Читать «Александр Дюма Великий. Книга 1» онлайн - страница 156

Даниель Циммерман

«Сир,

поскольку мои политические убеждения противоречат тем, что Ваше Величество вправе требовать от своих приближенных, прошу Ваше Величество принять мой отказ от места библиотекаря.

Имею честь быть, с уважением, и т. д.».

Если бы такое письмо существовало, оно означало бы, что Александр отдает швартовы. В двадцать восемь лет он решается стать профессиональным писателем, открыто и безоговорочно заявив о своих республиканских пристрастиях. А так как Фердинанд служит в первой батарее Национальной гвардии, Александр всегда сможет, как военный к военному, подойти к высокому молодому человеку в белокурых локонах, со странными глазами, чувственными губами, ямочкой на подбородке, чей «магнетический шарм» чарует его и подобного которому он не встретит «ни у кого, даже у самой соблазнительной женщины, ничего похожего на этот взгляд, эту улыбку и этот голос.

25 октября он принимается за «Наполеона Бонапарта, или Тридцать лет Истории Франции», скромно посвящая его «французской нации». Корделье-Делану снабжает его документами, набрасывает план, Александр формулирует, дает окончательный вариант. «Через восемь дней драма была готова; она состояла из двадцати четырех картин и насчитывала девять тысяч строк. Это было в три раза больше, чем в обычной драме и в пять раз длиннее «Ифигении». И слегка похуже: «литературные достоинства произведения были ничтожны, почти на нуле, только роль шпиона была придумана самостоятельно; все остальное скомпилировано». И в вечер премьеры, когда «в ответ на аплодисменты раздадутся свистки, я, что довольно редко случается с авторами, был почти на стороне свистевших». Хотя освистывали как раз его, так как, по настоянию Гареля, Корделье-Делану, менее ловкий и предприимчивый, вообще ничего не подписал. Но когда ты — Александр и вскоре Великий, когда твой шедевр «Антони» репетируется в другом месте, не грех считать себя виноватым лишь наполовину. Или вовсе не виноватым. Вот, однако, истинные причины посредственности «Наполеона», тогда как сказанное выше только легенда.

Гарель приглашает Александра на премьеру «Матери и дочери» Мазереса и Ампи. Эта душераздирающая пьеса имеет огромный «слезный успех». Веселый ужин у м-ль Жорж с Гарелем, Жаненом, Локруа. Дух конспирации витает в воздухе, «скрещивались быстрые взгляды, ловили друг друга улыбки, гости проявляли обоюдное понимание с полуслова». Простофиля же Александр ничего в происходящем не понимает.
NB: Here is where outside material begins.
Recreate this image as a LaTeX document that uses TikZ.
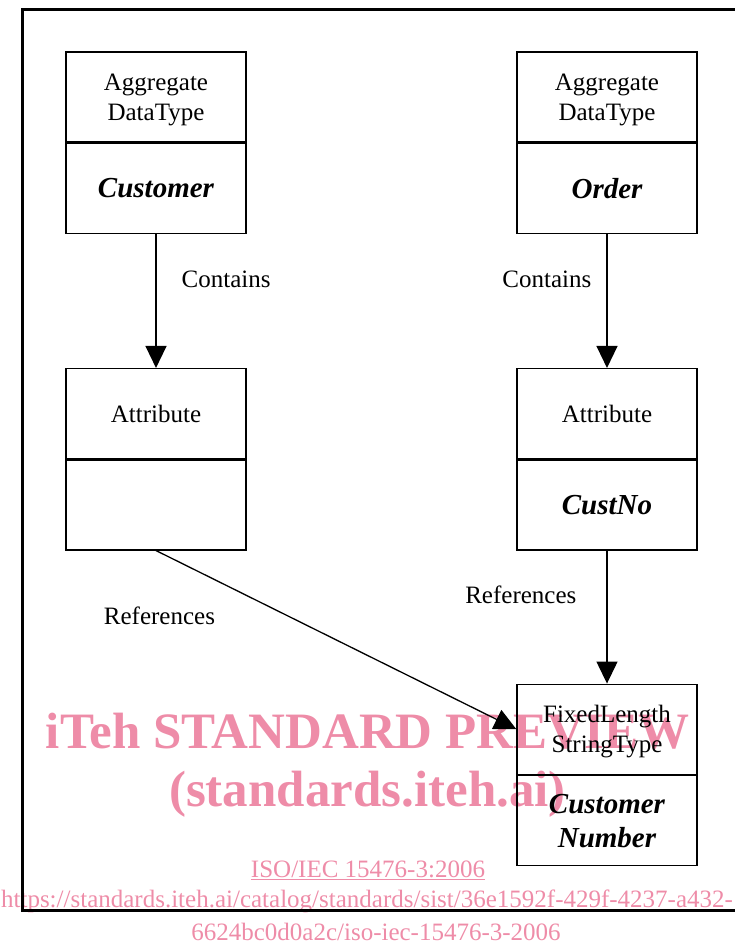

В три часа утра «встали из-за стола. Жорж увела меня к себе в спальную под предлогом, что должна показать мне нечто прекрасное. Что это будет? Я не мог и предположить. Но то, что она показала, было и в самом деле так прекрасно, что четверть часа после я не мог опомниться и вернуться в гостиную. Когда я все же вернулся, Локруа и Жанен уже ушли. Оставался один Гарель».

Попутно можно восхищаться всемогуществом письменного Слова, вынуждающего «самую красивую женщину своего времени» и до сего момента неприступную, внезапно броситься, скажем, на шею Александру. Можно только восхищаться также и полным отсутствием ревности Жанена, как, впрочем, и Гареля. Но к черту лирические отступления! Александру пора уходить. Гарель предлагает ему путь через спальню Жорж, а потом через туалет. В результате они оказываются в другой спальне. «Две свечи горели на столе, уставленном книгами всех размеров и перьями всех фасонов. Уже постеленная роскошная кровать сияла в полутьме ярким контрастом белоснежных простыней и пурпурной перины. На медвежьей шкуре перед кроватью стояли приготовленные домашние туфли. По одну сторону от камина помещалась бархатная козетка, по другую — обитое штофом кресло». Александр восхищается интерьером. Гарель счастлив, что он ему нравится, так как Александр останется здесь пленником, пока не закончит «Наполеона». Побег возможен лишь, если буквально переступить через тело м-ль Жорж.